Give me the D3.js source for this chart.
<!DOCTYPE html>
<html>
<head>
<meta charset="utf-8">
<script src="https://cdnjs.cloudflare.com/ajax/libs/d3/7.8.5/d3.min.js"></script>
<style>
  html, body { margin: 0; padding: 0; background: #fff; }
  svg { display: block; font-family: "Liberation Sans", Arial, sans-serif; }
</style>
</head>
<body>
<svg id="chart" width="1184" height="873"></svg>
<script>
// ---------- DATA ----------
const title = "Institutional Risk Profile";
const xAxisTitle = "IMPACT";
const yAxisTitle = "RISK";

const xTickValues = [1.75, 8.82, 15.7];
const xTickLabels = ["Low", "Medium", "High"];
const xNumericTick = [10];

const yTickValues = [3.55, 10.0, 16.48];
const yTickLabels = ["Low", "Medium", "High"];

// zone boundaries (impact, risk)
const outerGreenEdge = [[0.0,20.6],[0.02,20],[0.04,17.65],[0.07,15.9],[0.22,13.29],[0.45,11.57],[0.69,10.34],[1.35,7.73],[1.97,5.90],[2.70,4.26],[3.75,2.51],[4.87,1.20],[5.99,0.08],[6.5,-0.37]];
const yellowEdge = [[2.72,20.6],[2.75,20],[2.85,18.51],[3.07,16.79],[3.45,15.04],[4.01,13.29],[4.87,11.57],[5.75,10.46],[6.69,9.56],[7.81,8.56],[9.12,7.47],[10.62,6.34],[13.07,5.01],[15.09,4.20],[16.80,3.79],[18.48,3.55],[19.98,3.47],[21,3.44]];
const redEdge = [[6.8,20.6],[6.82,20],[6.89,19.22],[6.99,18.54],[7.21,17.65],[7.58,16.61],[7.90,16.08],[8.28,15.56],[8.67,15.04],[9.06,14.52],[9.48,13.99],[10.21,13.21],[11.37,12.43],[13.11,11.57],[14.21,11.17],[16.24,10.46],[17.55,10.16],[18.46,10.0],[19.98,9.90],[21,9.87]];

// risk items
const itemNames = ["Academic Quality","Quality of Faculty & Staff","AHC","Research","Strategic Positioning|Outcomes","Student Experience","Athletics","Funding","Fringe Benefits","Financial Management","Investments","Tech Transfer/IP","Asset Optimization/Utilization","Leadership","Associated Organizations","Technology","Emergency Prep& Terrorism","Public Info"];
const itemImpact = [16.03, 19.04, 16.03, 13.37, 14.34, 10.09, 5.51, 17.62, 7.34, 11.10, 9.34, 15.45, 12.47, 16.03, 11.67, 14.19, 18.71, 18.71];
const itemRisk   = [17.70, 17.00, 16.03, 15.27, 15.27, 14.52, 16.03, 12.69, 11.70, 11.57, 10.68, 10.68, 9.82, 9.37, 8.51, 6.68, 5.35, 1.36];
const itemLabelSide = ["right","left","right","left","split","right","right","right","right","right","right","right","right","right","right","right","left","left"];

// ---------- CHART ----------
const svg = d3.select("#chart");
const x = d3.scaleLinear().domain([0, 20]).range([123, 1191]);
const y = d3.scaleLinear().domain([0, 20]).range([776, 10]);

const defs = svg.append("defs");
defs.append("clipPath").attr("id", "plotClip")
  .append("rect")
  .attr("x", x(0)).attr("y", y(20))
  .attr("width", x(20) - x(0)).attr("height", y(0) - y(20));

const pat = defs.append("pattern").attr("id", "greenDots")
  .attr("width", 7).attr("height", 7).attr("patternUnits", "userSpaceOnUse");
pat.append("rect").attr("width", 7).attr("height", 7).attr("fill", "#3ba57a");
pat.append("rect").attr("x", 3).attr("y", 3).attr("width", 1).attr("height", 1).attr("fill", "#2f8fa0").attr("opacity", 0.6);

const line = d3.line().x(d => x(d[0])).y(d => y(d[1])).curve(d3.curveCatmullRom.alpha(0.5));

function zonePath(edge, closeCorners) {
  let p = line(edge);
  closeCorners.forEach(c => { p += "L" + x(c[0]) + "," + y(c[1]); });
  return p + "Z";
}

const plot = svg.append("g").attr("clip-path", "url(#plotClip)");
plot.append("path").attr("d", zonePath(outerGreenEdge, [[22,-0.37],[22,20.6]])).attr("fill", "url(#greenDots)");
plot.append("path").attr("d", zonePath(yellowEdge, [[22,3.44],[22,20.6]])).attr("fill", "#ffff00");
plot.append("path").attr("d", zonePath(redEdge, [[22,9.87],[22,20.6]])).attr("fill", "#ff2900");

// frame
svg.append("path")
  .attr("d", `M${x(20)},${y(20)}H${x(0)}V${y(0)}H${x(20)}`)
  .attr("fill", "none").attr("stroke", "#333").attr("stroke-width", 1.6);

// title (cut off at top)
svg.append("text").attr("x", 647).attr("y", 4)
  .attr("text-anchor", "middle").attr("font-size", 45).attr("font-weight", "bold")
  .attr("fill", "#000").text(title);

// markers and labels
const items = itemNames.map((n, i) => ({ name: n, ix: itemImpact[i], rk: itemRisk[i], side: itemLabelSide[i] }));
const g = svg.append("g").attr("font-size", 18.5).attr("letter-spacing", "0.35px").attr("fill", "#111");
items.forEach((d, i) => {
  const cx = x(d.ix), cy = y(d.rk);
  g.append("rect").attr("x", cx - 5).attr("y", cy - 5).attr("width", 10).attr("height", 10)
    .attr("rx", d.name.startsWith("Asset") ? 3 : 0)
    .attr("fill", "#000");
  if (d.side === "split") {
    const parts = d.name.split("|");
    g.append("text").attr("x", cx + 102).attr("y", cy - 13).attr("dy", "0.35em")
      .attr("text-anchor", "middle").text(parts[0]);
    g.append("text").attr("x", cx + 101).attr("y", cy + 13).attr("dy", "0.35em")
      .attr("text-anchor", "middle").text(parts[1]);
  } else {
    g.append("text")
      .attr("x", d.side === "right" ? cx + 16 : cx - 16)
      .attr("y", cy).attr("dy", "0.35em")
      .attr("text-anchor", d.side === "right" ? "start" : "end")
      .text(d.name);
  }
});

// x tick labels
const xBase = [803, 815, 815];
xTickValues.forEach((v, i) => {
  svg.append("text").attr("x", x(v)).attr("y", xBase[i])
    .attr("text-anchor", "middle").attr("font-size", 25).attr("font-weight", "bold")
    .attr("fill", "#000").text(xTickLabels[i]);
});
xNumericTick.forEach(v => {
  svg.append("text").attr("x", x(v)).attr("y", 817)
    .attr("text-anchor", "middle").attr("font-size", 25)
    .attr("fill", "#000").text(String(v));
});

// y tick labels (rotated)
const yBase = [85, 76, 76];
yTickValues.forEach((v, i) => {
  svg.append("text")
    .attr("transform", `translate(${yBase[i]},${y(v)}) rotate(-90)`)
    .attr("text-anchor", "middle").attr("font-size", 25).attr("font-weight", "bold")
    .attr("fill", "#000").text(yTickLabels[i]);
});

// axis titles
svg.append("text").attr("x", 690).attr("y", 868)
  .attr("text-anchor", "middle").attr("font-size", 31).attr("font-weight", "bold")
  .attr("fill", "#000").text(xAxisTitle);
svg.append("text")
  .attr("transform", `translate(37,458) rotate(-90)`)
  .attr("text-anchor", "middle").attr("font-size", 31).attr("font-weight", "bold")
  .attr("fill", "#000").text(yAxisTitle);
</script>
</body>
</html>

## Set task
The whole listing above needs to be written out again exactly.

## The response
Give me the D3.js source for this chart.
<!DOCTYPE html>
<html>
<head>
<meta charset="utf-8">
<script src="https://cdnjs.cloudflare.com/ajax/libs/d3/7.8.5/d3.min.js"></script>
<style>
  html, body { margin: 0; padding: 0; background: #fff; }
  svg { display: block; font-family: "Liberation Sans", Arial, sans-serif; }
</style>
</head>
<body>
<svg id="chart" width="1184" height="873"></svg>
<script>
// ---------- DATA ----------
const title = "Institutional Risk Profile";
const xAxisTitle = "IMPACT";
const yAxisTitle = "RISK";

const xTickValues = [1.75, 8.82, 15.7];
const xTickLabels = ["Low", "Medium", "High"];
const xNumericTick = [10];

const yTickValues = [3.55, 10.0, 16.48];
const yTickLabels = ["Low", "Medium", "High"];

// zone boundaries (impact, risk)
const outerGreenEdge = [[0.0,20.6],[0.02,20],[0.04,17.65],[0.07,15.9],[0.22,13.29],[0.45,11.57],[0.69,10.34],[1.35,7.73],[1.97,5.90],[2.70,4.26],[3.75,2.51],[4.87,1.20],[5.99,0.08],[6.5,-0.37]];
const yellowEdge = [[2.72,20.6],[2.75,20],[2.85,18.51],[3.07,16.79],[3.45,15.04],[4.01,13.29],[4.87,11.57],[5.75,10.46],[6.69,9.56],[7.81,8.56],[9.12,7.47],[10.62,6.34],[13.07,5.01],[15.09,4.20],[16.80,3.79],[18.48,3.55],[19.98,3.47],[21,3.44]];
const redEdge = [[6.8,20.6],[6.82,20],[6.89,19.22],[6.99,18.54],[7.21,17.65],[7.58,16.61],[7.90,16.08],[8.28,15.56],[8.67,15.04],[9.06,14.52],[9.48,13.99],[10.21,13.21],[11.37,12.43],[13.11,11.57],[14.21,11.17],[16.24,10.46],[17.55,10.16],[18.46,10.0],[19.98,9.90],[21,9.87]];

// risk items
const itemNames = ["Academic Quality","Quality of Faculty & Staff","AHC","Research","Strategic Positioning|Outcomes","Student Experience","Athletics","Funding","Fringe Benefits","Financial Management","Investments","Tech Transfer/IP","Asset Optimization/Utilization","Leadership","Associated Organizations","Technology","Emergency Prep& Terrorism","Public Info"];
const itemImpact = [16.03, 19.04, 16.03, 13.37, 14.34, 10.09, 5.51, 17.62, 7.34, 11.10, 9.34, 15.45, 12.47, 16.03, 11.67, 14.19, 18.71, 18.71];
const itemRisk   = [17.70, 17.00, 16.03, 15.27, 15.27, 14.52, 16.03, 12.69, 11.70, 11.57, 10.68, 10.68, 9.82, 9.37, 8.51, 6.68, 5.35, 1.36];
const itemLabelSide = ["right","left","right","left","split","right","right","right","right","right","right","right","right","right","right","right","left","left"];

// ---------- CHART ----------
const svg = d3.select("#chart");
const x = d3.scaleLinear().domain([0, 20]).range([123, 1191]);
const y = d3.scaleLinear().domain([0, 20]).range([776, 10]);

const defs = svg.append("defs");
defs.append("clipPath").attr("id", "plotClip")
  .append("rect")
  .attr("x", x(0)).attr("y", y(20))
  .attr("width", x(20) - x(0)).attr("height", y(0) - y(20));

const pat = defs.append("pattern").attr("id", "greenDots")
  .attr("width", 7).attr("height", 7).attr("patternUnits", "userSpaceOnUse");
pat.append("rect").attr("width", 7).attr("height", 7).attr("fill", "#3ba57a");
pat.append("rect").attr("x", 3).attr("y", 3).attr("width", 1).attr("height", 1).attr("fill", "#2f8fa0").attr("opacity", 0.6);

const line = d3.line().x(d => x(d[0])).y(d => y(d[1])).curve(d3.curveCatmullRom.alpha(0.5));

function zonePath(edge, closeCorners) {
  let p = line(edge);
  closeCorners.forEach(c => { p += "L" + x(c[0]) + "," + y(c[1]); });
  return p + "Z";
}

const plot = svg.append("g").attr("clip-path", "url(#plotClip)");
plot.append("path").attr("d", zonePath(outerGreenEdge, [[22,-0.37],[22,20.6]])).attr("fill", "url(#greenDots)");
plot.append("path").attr("d", zonePath(yellowEdge, [[22,3.44],[22,20.6]])).attr("fill", "#ffff00");
plot.append("path").attr("d", zonePath(redEdge, [[22,9.87],[22,20.6]])).attr("fill", "#ff2900");

// frame
svg.append("path")
  .attr("d", `M${x(20)},${y(20)}H${x(0)}V${y(0)}H${x(20)}`)
  .attr("fill", "none").attr("stroke", "#333").attr("stroke-width", 1.6);

// title (cut off at top)
svg.append("text").attr("x", 647).attr("y", 4)
  .attr("text-anchor", "middle").attr("font-size", 45).attr("font-weight", "bold")
  .attr("fill", "#000").text(title);

// markers and labels
const items = itemNames.map((n, i) => ({ name: n, ix: itemImpact[i], rk: itemRisk[i], side: itemLabelSide[i] }));
const g = svg.append("g").attr("font-size", 18.5).attr("letter-spacing", "0.35px").attr("fill", "#111");
items.forEach((d, i) => {
  const cx = x(d.ix), cy = y(d.rk);
  g.append("rect").attr("x", cx - 5).attr("y", cy - 5).attr("width", 10).attr("height", 10)
    .attr("rx", d.name.startsWith("Asset") ? 3 : 0)
    .attr("fill", "#000");
  if (d.side === "split") {
    const parts = d.name.split("|");
    g.append("text").attr("x", cx + 102).attr("y", cy - 13).attr("dy", "0.35em")
      .attr("text-anchor", "middle").text(parts[0]);
    g.append("text").attr("x", cx + 101).attr("y", cy + 13).attr("dy", "0.35em")
      .attr("text-anchor", "middle").text(parts[1]);
  } else {
    g.append("text")
      .attr("x", d.side === "right" ? cx + 16 : cx - 16)
      .attr("y", cy).attr("dy", "0.35em")
      .attr("text-anchor", d.side === "right" ? "start" : "end")
      .text(d.name);
  }
});

// x tick labels
const xBase = [803, 815, 815];
xTickValues.forEach((v, i) => {
  svg.append("text").attr("x", x(v)).attr("y", xBase[i])
    .attr("text-anchor", "middle").attr("font-size", 25).attr("font-weight", "bold")
    .attr("fill", "#000").text(xTickLabels[i]);
});
xNumericTick.forEach(v => {
  svg.append("text").attr("x", x(v)).attr("y", 817)
    .attr("text-anchor", "middle").attr("font-size", 25)
    .attr("fill", "#000").text(String(v));
});

// y tick labels (rotated)
const yBase = [85, 76, 76];
yTickValues.forEach((v, i) => {
  svg.append("text")
    .attr("transform", `translate(${yBase[i]},${y(v)}) rotate(-90)`)
    .attr("text-anchor", "middle").attr("font-size", 25).attr("font-weight", "bold")
    .attr("fill", "#000").text(yTickLabels[i]);
});

// axis titles
svg.append("text").attr("x", 690).attr("y", 868)
  .attr("text-anchor", "middle").attr("font-size", 31).attr("font-weight", "bold")
  .attr("fill", "#000").text(xAxisTitle);
svg.append("text")
  .attr("transform", `translate(37,458) rotate(-90)`)
  .attr("text-anchor", "middle").attr("font-size", 31).attr("font-weight", "bold")
  .attr("fill", "#000").text(yAxisTitle);
</script>
</body>
</html>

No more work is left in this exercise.